A Royal Affair
Alicia Vikander, Mads Mikkelsen, and Mikkel Boe Følsgaard star in a film written by Rasmus Heisterberg and Nikolaj Arcel, based on the novel Prinsesse af blodet by Bodil Steensen-Leth
For the first 15 minutes of this otherwise well-tempered costume drama, the experience is more déjà vu than time travel. Smudging the fine line between allusion and rip-off, A Royal Affair opens with young Caroline on the eve of meeting the foreign king she has been betrothed to. In other words, Sofia Coppola’s Marie Antoinette all over again; when she finally greets her bonkers new beau, the film veers closer to The Madness of King George.
But the movie swiftly achieves its own momentum and spice with the entry of Mads Mikkelsen, a heartthrob Danish actor most Americans know solely as the Bond bad guy with the bleeding eye in Casino Royale. Mikkelsen plays Johann, a young physician who dreams that the Enlightenment will sweep away the predatory aristocracy. Unfortunately, he ends up becoming a sometimes-sympathetic house physician to the nutty king. But one glimpse of Queen Caroline, who shares his secret passion for reading Rousseau, and it’s off posthaste to both adulterous sheets and dreams of humanist revolution.

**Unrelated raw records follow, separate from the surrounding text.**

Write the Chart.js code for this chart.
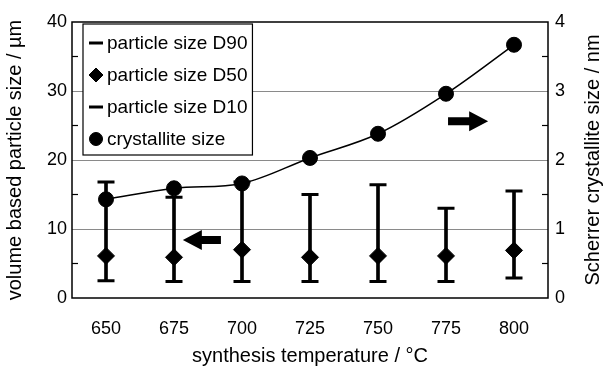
<!DOCTYPE html>
<html>
<head>
<meta charset="utf-8">
<script src="https://cdn.jsdelivr.net/npm/chart.js@4.4.1/dist/chart.umd.min.js"></script>
<style>
  html, body { margin: 0; padding: 0; background: #fff; }
  #wrap { width: 603px; height: 372px; }
</style>
</head>
<body>
<div id="wrap"><canvas id="c"></canvas></div>
<script>
// data
const temps = ['650', '675', '700', '725', '750', '775', '800'];
const d90 = [16.8, 14.6, 16.8, 15.0, 16.4, 13.0, 15.5];
const d50 = [6.1, 5.9, 7.0, 5.9, 6.1, 6.1, 6.9];
const d10 = [2.5, 2.4, 2.4, 2.4, 2.4, 2.4, 2.9];
const crystallite = [1.43, 1.59, 1.66, 2.03, 2.38, 2.96, 3.67];
const leftTicks = [0, 10, 20, 30, 40];
const rightTicks = [0, 1, 2, 3, 4];
// arrows: tail index -> head index, at a left-axis value
const arrows = [
  { from: 1.69, to: 1.13, y: 8.4 },
  { from: 5.03, to: 5.62, y: 25.6 }
];

const FONT = "'Liberation Sans', Arial, Helvetica, sans-serif";

// frame, inner minor ticks, arrows, right title and boxed legend
const decorPlugin = {
  id: 'decor',
  afterDatasetsDraw(chart) {
    const ctx = chart.ctx;
    const a = chart.chartArea;
    const y = chart.scales.y, y1 = chart.scales.y1, x = chart.scales.x;
    ctx.save();
    ctx.strokeStyle = '#000';
    ctx.lineWidth = 1.5;
    ctx.strokeRect(a.left, a.top, a.right - a.left, a.bottom - a.top);

    // minor ticks pointing inward
    ctx.lineWidth = 1.2;
    [5, 15, 25, 35].forEach(v => {
      const py = y.getPixelForValue(v);
      ctx.beginPath(); ctx.moveTo(a.left, py); ctx.lineTo(a.left + 6, py); ctx.stroke();
    });
    [0.5, 1.5, 2.5, 3.5].forEach(v => {
      const py = y1.getPixelForValue(v);
      ctx.beginPath(); ctx.moveTo(a.right, py); ctx.lineTo(a.right - 6, py); ctx.stroke();
    });

    // arrows
    ctx.fillStyle = '#000';
    arrows.forEach(ar => {
      const x0 = x.getPixelForValue(ar.from), x1 = x.getPixelForValue(ar.to);
      const py = y.getPixelForValue(ar.y);
      const dir = Math.sign(x1 - x0);
      const head = 19, half = 10, body = 4;
      const xb = x1 - dir * head;
      ctx.beginPath();
      ctx.moveTo(x0, py - body);
      ctx.lineTo(xb, py - body);
      ctx.lineTo(xb, py - half);
      ctx.lineTo(x1, py);
      ctx.lineTo(xb, py + half);
      ctx.lineTo(xb, py + body);
      ctx.lineTo(x0, py + body);
      ctx.closePath();
      ctx.fill();
    });

    // right axis title, reading bottom to top
    ctx.font = '20px ' + FONT;
    ctx.textAlign = 'center';
    ctx.textBaseline = 'middle';
    ctx.translate(593, (a.top + a.bottom) / 2);
    ctx.rotate(-Math.PI / 2);
    ctx.fillText('Scherrer crystallite size / nm', 0, 0);
    ctx.restore();

    // legend in a box
    ctx.save();
    ctx.font = '19px ' + FONT;
    const items = chart.data.datasets.filter(d => d.label);
    let tw = 0;
    items.forEach(d => { tw = Math.max(tw, ctx.measureText(d.label).width); });
    const bx = a.left + 11, by = a.top + 2;
    const bw = 24 + tw + 5, bh = 131;
    ctx.fillStyle = '#fff';
    ctx.fillRect(bx, by, bw, bh);
    ctx.strokeStyle = '#000';
    ctx.lineWidth = 1.2;
    ctx.strokeRect(bx, by, bw, bh);
    ctx.textBaseline = 'middle';
    ctx.textAlign = 'left';
    items.forEach((d, i) => {
      const cy = by + 19 + i * 32;
      ctx.fillStyle = '#000';
      ctx.strokeStyle = '#000';
      ctx.lineWidth = d.pointStyle === 'line' ? 3 : 1;
      const r = d.pointStyle === 'circle' ? 6.5 : 7;
      Chart.helpers.drawPoint(ctx, { pointStyle: d.pointStyle, radius: r, borderWidth: ctx.lineWidth, rotation: 0 }, bx + 13, cy);
      ctx.fillText(d.label, bx + 24, cy + 1);
    });
    ctx.restore();
  }
};

new Chart(document.getElementById('c'), {
  type: 'bar',
  data: {
    labels: temps,
    datasets: [
      {
        type: 'bar',
        data: d10.map((v, i) => [v, d90[i]]),
        backgroundColor: '#000',
        barThickness: 3,
        yAxisID: 'y',
        order: 9
      },
      {
        type: 'line', label: 'particle size D90', data: d90, yAxisID: 'y',
        showLine: false, pointStyle: 'line', pointRadius: 8.5, pointBorderWidth: 3,
        borderColor: '#000', backgroundColor: '#000', order: 3
      },
      {
        type: 'line', label: 'particle size D50', data: d50, yAxisID: 'y',
        showLine: false, pointStyle: 'rectRot', pointRadius: 8.5, pointBorderWidth: 1,
        borderColor: '#000', backgroundColor: '#000', order: 2
      },
      {
        type: 'line', label: 'particle size D10', data: d10, yAxisID: 'y',
        showLine: false, pointStyle: 'line', pointRadius: 8.5, pointBorderWidth: 3,
        borderColor: '#000', backgroundColor: '#000', order: 4
      },
      {
        type: 'line', label: 'crystallite size', data: crystallite, yAxisID: 'y1',
        borderColor: '#000', borderWidth: 1.5, tension: 0.35,
        pointStyle: 'circle', pointRadius: 7.5, pointBorderWidth: 1,
        pointBackgroundColor: '#000', pointBorderColor: '#000', order: 1
      }
    ]
  },
  options: {
    responsive: true,
    maintainAspectRatio: false,
    animation: false,
    layout: { padding: { top: 22, left: 0, right: 0, bottom: 0 } },
    plugins: { legend: { display: false }, tooltip: { enabled: false } },
    scales: {
      x: {
        offset: true,
        grid: { display: false, drawTicks: false },
        border: { display: false },
        ticks: { color: '#000', font: { family: FONT, size: 18 }, padding: 20, maxRotation: 0 },
        title: { display: true, text: 'synthesis temperature / °C', color: '#000',
                 font: { family: FONT, size: 20, lineHeight: 1 }, padding: { top: 6, bottom: 6 } },
        afterFit: s => { s.height = 74; }
      },
      y: {
        position: 'left', min: 0, max: 40,
        afterBuildTicks: s => { s.ticks = leftTicks.map(v => ({ value: v })); },
        grid: { color: c => (c.tick && (c.tick.value === 0 || c.tick.value === 40)) ? 'rgba(0,0,0,0)' : '#8a8a8a',
                lineWidth: 1, drawTicks: false },
        border: { display: false },
        ticks: { color: '#000', font: { family: FONT, size: 18 }, padding: 5 },
        title: { display: true, text: 'volume based particle size / µm', color: '#000',
                 font: { family: FONT, size: 20, lineHeight: 1 }, padding: { top: 5, bottom: 5 } },
        afterFit: s => { s.width = 72; }
      },
      y1: {
        position: 'right', min: 0, max: 4,
        afterBuildTicks: s => { s.ticks = rightTicks.map(v => ({ value: v })); },
        grid: { display: false, drawTicks: false },
        border: { display: false },
        ticks: { color: '#000', font: { family: FONT, size: 18 }, padding: 7 },
        afterFit: s => { s.width = 55; }
      }
    }
  },
  plugins: [decorPlugin]
});
</script>
</body>
</html>
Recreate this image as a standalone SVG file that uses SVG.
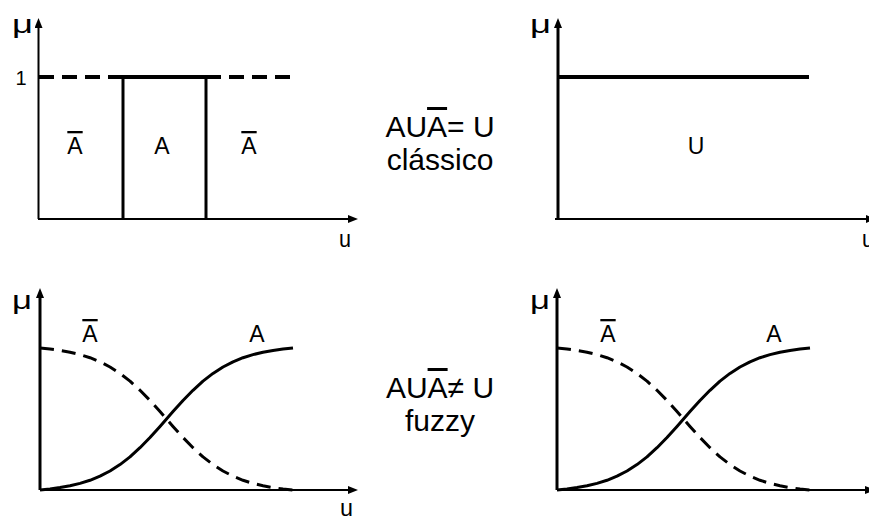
<svg xmlns="http://www.w3.org/2000/svg" width="869" height="519" viewBox="0 0 869 519">
<defs>
<style>
.t{font-family:"Liberation Sans",Arial,sans-serif;fill:#000}
.ax{stroke:#000;fill:none}
.ob{text-decoration:overline}
.cv{stroke:#000;stroke-width:3;fill:none;stroke-linejoin:round}
.dash{stroke-dasharray:14 8}
.mu{font-size:26px}
.lb{font-size:23px}
</style>
<marker id="arr" markerUnits="userSpaceOnUse" viewBox="0 0 10 8" markerWidth="10" markerHeight="8" refX="2" refY="4" orient="auto">
<path d="M0,0 L10,4 L0,8 Z" fill="#000"/>
</marker>
<path id="dashedCurve" d="M40,348 L50,349 L60,350.4 L70,352.2 L80,354.6 L90,357.7 L100,361.8 L110,367 L120,373.4 L130,381.1 L140,390.3 L150,400.5 L160,411.6 L166.5,419 L173,426.4 L183,437.5 L193,447.7 L203,456.9 L213,464.6 L223,471 L233,476.2 L243,480.3 L253,483.4 L263,485.8 L273,487.6 L283,489 L293,490"/>
<path id="solidCurve" d="M40,490 L50,489 L60,487.6 L70,485.8 L80,483.4 L90,480.3 L100,476.2 L110,471 L120,464.6 L130,456.9 L140,447.7 L150,437.5 L160,426.4 L166.5,419 L173,411.6 L183,400.5 L193,390.3 L203,381.1 L213,373.4 L223,367 L233,361.8 L243,357.7 L253,354.6 L263,352.2 L273,350.4 L283,349 L293,348"/>
</defs>
<rect width="869" height="519" fill="#fff"/>

<g id="classic-left">
<line class="ax" x1="38.5" y1="219" x2="38.5" y2="26" stroke-width="2" marker-end="url(#arr)"/>
<line class="ax" x1="38" y1="219" x2="350" y2="219" stroke-width="2" marker-end="url(#arr)"/>
<line class="ax" x1="39" y1="77" x2="122" y2="77" stroke-width="4" stroke-dasharray="15 8"/>
<line class="ax" x1="121.5" y1="77" x2="207.5" y2="77" stroke-width="4"/>
<line class="ax" x1="206" y1="77" x2="293" y2="77" stroke-width="4" stroke-dasharray="15 8"/>
<line class="ax" x1="123" y1="77" x2="123" y2="219" stroke-width="3"/>
<line class="ax" x1="206" y1="77" x2="206" y2="219" stroke-width="3"/>
<text class="t" x="21" y="85" font-size="20" text-anchor="middle">1</text>
<text class="t mu" x="12" y="33" textLength="21" lengthAdjust="spacingAndGlyphs">μ</text>
<text class="t" x="339" y="247" font-size="24" textLength="12" lengthAdjust="spacingAndGlyphs">u</text>
<text class="t lb ob" x="75" y="154" text-anchor="middle">A</text>
<text class="t lb" x="162" y="154" text-anchor="middle">A</text>
<text class="t lb ob" x="249" y="154" text-anchor="middle">A</text>
</g>

<g id="classic-right">
<line class="ax" x1="558" y1="219" x2="558" y2="26" stroke-width="3" marker-end="url(#arr)"/>
<line class="ax" x1="555" y1="219" x2="868" y2="219" stroke-width="2" marker-end="url(#arr)"/>
<line class="ax" x1="558" y1="77" x2="809" y2="77" stroke-width="4"/>
<text class="t mu" x="530" y="33" textLength="21" lengthAdjust="spacingAndGlyphs">μ</text>
<text class="t" x="862" y="247" font-size="24" textLength="12" lengthAdjust="spacingAndGlyphs">u</text>
<text class="t lb" x="696" y="154" text-anchor="middle">U</text>
</g>

<g id="label-classic">
<text class="t" x="440" y="137" font-size="30" text-anchor="middle">AU<tspan class="ob">A</tspan>= U</text>
<text class="t" x="440" y="170" font-size="30" text-anchor="middle">clássico</text>
</g>

<g id="label-fuzzy">
<text class="t" x="440" y="398" font-size="30" text-anchor="middle">AU<tspan class="ob">A</tspan>≠ U</text>
<text class="t" x="440" y="431" font-size="30" text-anchor="middle">fuzzy</text>
</g>

<g id="fuzzy-left">
<line class="ax" x1="40" y1="490" x2="40" y2="296" stroke-width="3" marker-end="url(#arr)"/>
<line class="ax" x1="40" y1="490" x2="350" y2="490" stroke-width="2" marker-end="url(#arr)"/>
<use href="#dashedCurve" class="cv dash"/>
<use href="#solidCurve" class="cv"/>
<text class="t mu" x="12" y="309" textLength="20" lengthAdjust="spacingAndGlyphs">μ</text>
<text class="t lb ob" x="90" y="342" text-anchor="middle">A</text>
<text class="t lb" x="257" y="342" text-anchor="middle">A</text>
<text class="t" x="340" y="516" font-size="24" textLength="13" lengthAdjust="spacingAndGlyphs">u</text>
</g>

<g id="fuzzy-right" transform="translate(517,0)">
<line class="ax" x1="40" y1="490" x2="40" y2="296" stroke-width="3" marker-end="url(#arr)"/>
<line class="ax" x1="40" y1="490" x2="350" y2="490" stroke-width="2" marker-end="url(#arr)"/>
<use href="#dashedCurve" class="cv dash"/>
<use href="#solidCurve" class="cv"/>
<text class="t mu" x="13" y="309" textLength="20" lengthAdjust="spacingAndGlyphs">μ</text>
<text class="t lb ob" x="91" y="342" text-anchor="middle">A</text>
<text class="t lb" x="257" y="342" text-anchor="middle">A</text>
</g>
</svg>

What’s exhilarating about this rather conventionally framed piece of romantic historicity is the depth of detail. When reforms actually start to happen in the formerly rotten state of Denmark, Johann and Caroline get a fan letter from Voltaire, which apparently was the 18th-century equivalent of meeting a Beatle. Somehow, though, such frenzies don’t trivialize the crucial bits of history, and the lovers manage to seem both noble and caught up in patterns that grind exceedingly fine. Maybe it will remind you of a lot of other movies that push the boundary between bodice-ripping and philosophizing, tracing the many ways in which power corrupts and corruption empowers. But that wears off quickly as we’re swept up into a time when just thinking and talking about being human was radical and strange.